I believe that the picture will be closer to the current one in the enterprise industry, even if the journey to get there is diferent. Some automakers might remain as key stakeholders when talking about software, but not like today. 

Software in automotive tomorrow

The consumers demand for more and better services and the portability needs across the different platforms and devices (cars) in order to make business with software at scale, will increase the pressure on OEMs and Tier-1s over hardware and software standarization. That pressure might become in some cases as strong as govements regulations, I think. It will be definetly stronger that in the mobile industry. I see this as a positive factor for consumers.

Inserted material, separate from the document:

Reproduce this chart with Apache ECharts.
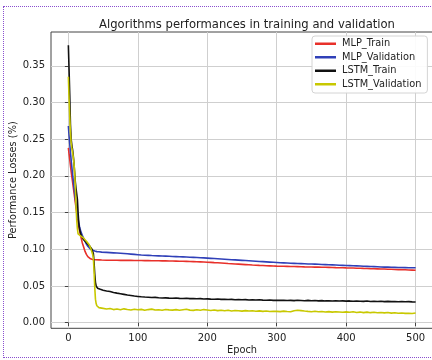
<!DOCTYPE html>
<html>
<head>
<meta charset="utf-8">
<script src="https://cdn.jsdelivr.net/npm/echarts@6/dist/echarts.min.js"></script>
<style>
  html, body { margin: 0; padding: 0; background: #fff; overflow: hidden; }
  #wrap { position: relative; width: 432px; height: 360px; overflow: hidden; }
  #chart { width: 432px; height: 360px; }
  /* dotted frame round the picture, open on the right */
  #frame {
    position: absolute; left: 3px; top: 6px; width: 600px; height: 350px;
    border: 1.5px dotted #8a4fcf; pointer-events: none;
  }
</style>
</head>
<body>
<div id="wrap">
  <div id="chart"></div>
  <div id="frame"></div>
</div>
<script>
// epochs sampled from the curves (dense during the early drop)
const epochs = [
  0, 1, 2, 3, 4, 5, 6, 7, 8, 9, 10, 11, 12, 13, 14, 15, 16, 18, 20, 22, 24, 26, 28, 30, 32, 34,
  35, 36, 37, 38, 39, 40, 41, 42, 44, 46, 48, 50,
  55, 60, 65, 70, 75, 80, 85, 90, 95, 100,
  105, 110, 115, 120, 125, 130, 135, 140, 145, 150,
  155, 160, 165, 170, 175, 180, 185, 190, 195, 200,
  205, 210, 215, 220, 225, 230, 235, 240, 245, 250,
  255, 260, 265, 270, 275, 280, 285, 290, 295, 300,
  305, 310, 315, 320, 325, 330, 335, 340, 345, 350,
  355, 360, 365, 370, 375, 380, 385, 390, 395, 400,
  405, 410, 415, 420, 425, 430, 435, 440, 445, 450,
  455, 460, 465, 470, 475, 480, 485, 490, 495, 500
]

const mlpTrain = [
  0.238, 0.230, 0.222, 0.214, 0.206, 0.199, 0.192, 0.185, 0.178, 0.171, 0.164, 0.157, 0.150, 0.143, 0.137, 0.131, 0.126,
  0.117, 0.109, 0.103, 0.097, 0.093, 0.090, 0.088, 0.087, 0.0863,
  0.0861, 0.0860, 0.0859, 0.0858, 0.0857, 0.0856, 0.0856, 0.0855, 0.0855, 0.0854, 0.0853, 0.0852,
  0.0851, 0.0851, 0.0850, 0.0850, 0.0849, 0.0849, 0.0848, 0.0848, 0.0847, 0.0846,
  0.0846, 0.0845, 0.0845, 0.0844, 0.0843, 0.0843, 0.0842, 0.0841, 0.0840, 0.0839,
  0.0838, 0.0837, 0.0836, 0.0835, 0.0833, 0.0832, 0.0830, 0.0828, 0.0826, 0.0823,
  0.0821, 0.0818, 0.0816, 0.0813, 0.0810, 0.0806, 0.0803, 0.0800, 0.0797, 0.0794,
  0.0791, 0.0788, 0.0785, 0.0783, 0.0780, 0.0778, 0.0776, 0.0774, 0.0772, 0.0770,
  0.0769, 0.0768, 0.0767, 0.0765, 0.0764, 0.0763, 0.0762, 0.0760, 0.0759, 0.0758,
  0.0757, 0.0756, 0.0755, 0.0754, 0.0753, 0.0752, 0.0750, 0.0749, 0.0748, 0.0746,
  0.0745, 0.0744, 0.0742, 0.0741, 0.0739, 0.0738, 0.0736, 0.0735, 0.0733, 0.0731,
  0.0730, 0.0728, 0.0727, 0.0725, 0.0723, 0.0722, 0.0720, 0.0718, 0.0716, 0.0714
]

const mlpValidation = [
  0.268, 0.255, 0.243, 0.232, 0.222, 0.212, 0.203, 0.194, 0.185, 0.177, 0.169, 0.161, 0.154, 0.147, 0.141, 0.136, 0.131,
  0.124, 0.119, 0.115, 0.111, 0.107, 0.104, 0.1015, 0.100, 0.099,
  0.0985, 0.098, 0.0977, 0.0975, 0.0972, 0.097, 0.0968, 0.0967, 0.0965, 0.0963, 0.0961, 0.096,
  0.0957, 0.0954, 0.0951, 0.0948, 0.0945, 0.0942, 0.0938, 0.0934, 0.0930, 0.0926,
  0.0922, 0.0919, 0.0917, 0.0914, 0.0912, 0.0910, 0.0908, 0.0906, 0.0904, 0.0902,
  0.0900, 0.0898, 0.0896, 0.0894, 0.0892, 0.0890, 0.0888, 0.0885, 0.0882, 0.0879,
  0.0876, 0.0873, 0.0870, 0.0867, 0.0864, 0.0861, 0.0858, 0.0855, 0.0852, 0.0849,
  0.0846, 0.0843, 0.0840, 0.0837, 0.0834, 0.0831, 0.0828, 0.0825, 0.0822, 0.0819,
  0.0816, 0.0814, 0.0812, 0.0810, 0.0808, 0.0806, 0.0804, 0.0802, 0.0800, 0.0799,
  0.0797, 0.0795, 0.0793, 0.0791, 0.0789, 0.0787, 0.0785, 0.0783, 0.0781, 0.0779,
  0.0777, 0.0775, 0.0773, 0.0771, 0.0769, 0.0767, 0.0765, 0.0763, 0.0761, 0.0759,
  0.0757, 0.0756, 0.0754, 0.0753, 0.0752, 0.0751, 0.0750, 0.0749, 0.0748, 0.0747
]

const lstmTrain = [
  0.378, 0.345, 0.310, 0.270, 0.250, 0.242, 0.236, 0.228, 0.218, 0.205, 0.192, 0.183, 0.181, 0.168, 0.150, 0.136, 0.128,
  0.120, 0.116, 0.113, 0.111, 0.109, 0.107, 0.105, 0.103, 0.100,
  0.098, 0.094, 0.082, 0.066, 0.055, 0.050, 0.048, 0.047, 0.046, 0.0455, 0.0448, 0.0442,
  0.0432, 0.0424, 0.0411, 0.0402, 0.0394, 0.0385, 0.0376, 0.0369, 0.0362, 0.0357,
  0.0352, 0.0349, 0.0347, 0.0342, 0.0344, 0.0339, 0.0336, 0.0338, 0.0334, 0.0332,
  0.0335, 0.0331, 0.0329, 0.0332, 0.0327, 0.0328, 0.0325, 0.0327, 0.0322, 0.0324,
  0.0321, 0.0319, 0.0323, 0.0317, 0.0318, 0.0315, 0.0317, 0.0313, 0.0316, 0.0312,
  0.0314, 0.0309, 0.0312, 0.0308, 0.0311, 0.0307, 0.0305, 0.0309, 0.0304, 0.0306,
  0.0303, 0.0306, 0.0301, 0.0304, 0.0300, 0.0305, 0.0302, 0.0299, 0.0303, 0.0298,
  0.0301, 0.0297, 0.0300, 0.0296, 0.0299, 0.0295, 0.0298, 0.0294, 0.0297, 0.0293,
  0.0296, 0.0292, 0.0295, 0.0291, 0.0290, 0.0294, 0.0289, 0.0292, 0.0288, 0.0291,
  0.0287, 0.0290, 0.0286, 0.0289, 0.0285, 0.0288, 0.0284, 0.0286, 0.0283, 0.0281
]

const lstmValidation = [
  0.335, 0.305, 0.280, 0.258, 0.245, 0.238, 0.232, 0.226, 0.218, 0.205, 0.185, 0.160, 0.140, 0.128, 0.121, 0.119, 0.121,
  0.118, 0.116, 0.115, 0.113, 0.111, 0.109, 0.106, 0.102, 0.096,
  0.093, 0.088, 0.070, 0.048, 0.032, 0.026, 0.023, 0.022, 0.0205, 0.0212, 0.0198, 0.0193,
  0.0186, 0.0192, 0.0178, 0.0185, 0.0175, 0.0188, 0.0179, 0.0172, 0.0183, 0.0176,
  0.0181, 0.0170, 0.0178, 0.0184, 0.0172, 0.0176, 0.0169, 0.0180, 0.0174, 0.0171,
  0.0177, 0.0168, 0.0175, 0.0182, 0.0171, 0.0167, 0.0176, 0.0170, 0.0178, 0.0172,
  0.0166, 0.0173, 0.0164, 0.0170, 0.0161, 0.0168, 0.0159, 0.0165, 0.0162, 0.0157,
  0.0164, 0.0158, 0.0162, 0.0155, 0.0160, 0.0154, 0.0158, 0.0151, 0.0156, 0.0153,
  0.0150, 0.0157, 0.0152, 0.0148, 0.0163, 0.0170, 0.0164, 0.0158, 0.0153, 0.0149,
  0.0155, 0.0148, 0.0152, 0.0145, 0.0150, 0.0143, 0.0149, 0.0146, 0.0141, 0.0147,
  0.0142, 0.0148, 0.0139, 0.0144, 0.0137, 0.0143, 0.0136, 0.0141, 0.0135, 0.0139,
  0.0133, 0.0138, 0.0130, 0.0135, 0.0128, 0.0132, 0.0126, 0.0129, 0.0124, 0.0131
]

const xTicks = [0, 100, 200, 300, 400, 500]
const yTicks = [0, 0.05, 0.10, 0.15, 0.20, 0.25, 0.30, 0.35]

const seriesDefs = [
  { name: 'MLP_Train', values: mlpTrain, color: '#e8302a' },
  { name: 'MLP_Validation', values: mlpValidation, color: '#3040b8' },
  { name: 'LSTM_Train', values: lstmTrain, color: '#111111' },
  { name: 'LSTM_Validation', values: lstmValidation, color: '#c8c800' }
]

const FONT = 'DejaVu Sans'
const chart = echarts.init(document.getElementById('chart'), null, { renderer: 'canvas' })

const option = {
  animation: false,
  backgroundColor: '#fff',
  title: {
    text: 'Algorithms performances in training and validation',
    left: 242,
    textAlign: 'center',
    top: 14,
    textStyle: { fontFamily: FONT, fontSize: 11.6, fontWeight: 'normal', color: '#222' }
  },
  legend: {
    orient: 'vertical',
    left: 312,
    top: 36,
    padding: [1, 6, 2, 3],
    itemWidth: 21,
    itemHeight: 2.5,
    itemGap: 0,
    icon: 'rect',
    backgroundColor: 'rgba(255,255,255,0.9)',
    borderColor: '#d4d4d4',
    borderWidth: 1,
    borderRadius: 3,
    textStyle: { fontFamily: FONT, fontSize: 9.8, color: '#222', lineHeight: 13.5, padding: [0, 0, 0, 1] },
    data: seriesDefs.map(s => s.name)
  },
  grid: {
    left: 51, top: 32, right: -1, bottom: 31.7,
    containLabel: false,
    outerBoundsMode: 'none',
    show: true, borderColor: '#444', borderWidth: 1, backgroundColor: 'transparent'
  },
  xAxis: {
    type: 'value',
    min: -25,
    max: 525,
    name: 'Epoch',
    nameLocation: 'middle',
    nameGap: 17,
    nameMoveOverlap: false,
    nameTextStyle: { fontFamily: FONT, fontSize: 9.8, color: '#222' },
    axisLine: { show: false },
    axisTick: { show: true, inside: false, length: 3.5, lineStyle: { color: '#444' }, customValues: xTicks },
    axisLabel: { fontFamily: FONT, fontSize: 10, color: '#222', margin: 5, customValues: xTicks, formatter: v => String(v) },
    splitLine: { show: true, lineStyle: { color: '#cfcfcf', width: 1 } }
  },
  yAxis: {
    type: 'value',
    min: -0.0077,
    max: 0.396,
    name: 'Performance Losses (%)',
    nameLocation: 'middle',
    nameGap: 33,
    nameRotate: 90,
    nameMoveOverlap: false,
    nameTextStyle: { fontFamily: FONT, fontSize: 9.8, color: '#222' },
    axisLine: { show: false },
    axisTick: { show: true, inside: false, length: 3.5, lineStyle: { color: '#444' }, customValues: yTicks },
    axisLabel: { fontFamily: FONT, fontSize: 10, color: '#222', margin: 6, customValues: yTicks, formatter: v => v.toFixed(2) },
    splitLine: { show: true, lineStyle: { color: '#cfcfcf', width: 1 } }
  },
  series: seriesDefs.map(s => ({
    name: s.name,
    type: 'line',
    data: epochs.map((e, i) => [e, s.values[i]]),
    showSymbol: false,
    symbol: 'none',
    lineStyle: { color: s.color, width: 1.6 },
    itemStyle: { color: s.color },
    clip: true
  }))
}

chart.setOption(option)
</script>
</body>
</html>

Software in automotive soon
Experience shows that, if you intend to control a software ecosystem, you need to become upstream and create around your software a business model that serves as a service platform for third parties (ISVs). Maybe not even then you will be able to stay in control of what the customer is consuming. In other words, to be like Apple you need to control the hardware, develop at least the software platform and create a field for third parties to make money through "your platform", which means at least controlling the distribution and updates. 

I do not believe automakers will be able to achieve that same level of control being only a Open Source consumers in a connected world, by restricting access to your platform to anybody but those who are part of your supply chain. not even if they become Open Source contributors. And no, the Android model does not apply to a single hardware (car) vendor.

I am obviously no guru so take all this as nothing but a personal opinion from an Open Source geek. But if you think it is feasable for an automaker to achive similar levels of control with Open Source based platforms than Google or Apple has over their ecosystems in the mobile industry, I think you are at least as crazy as you claim I am.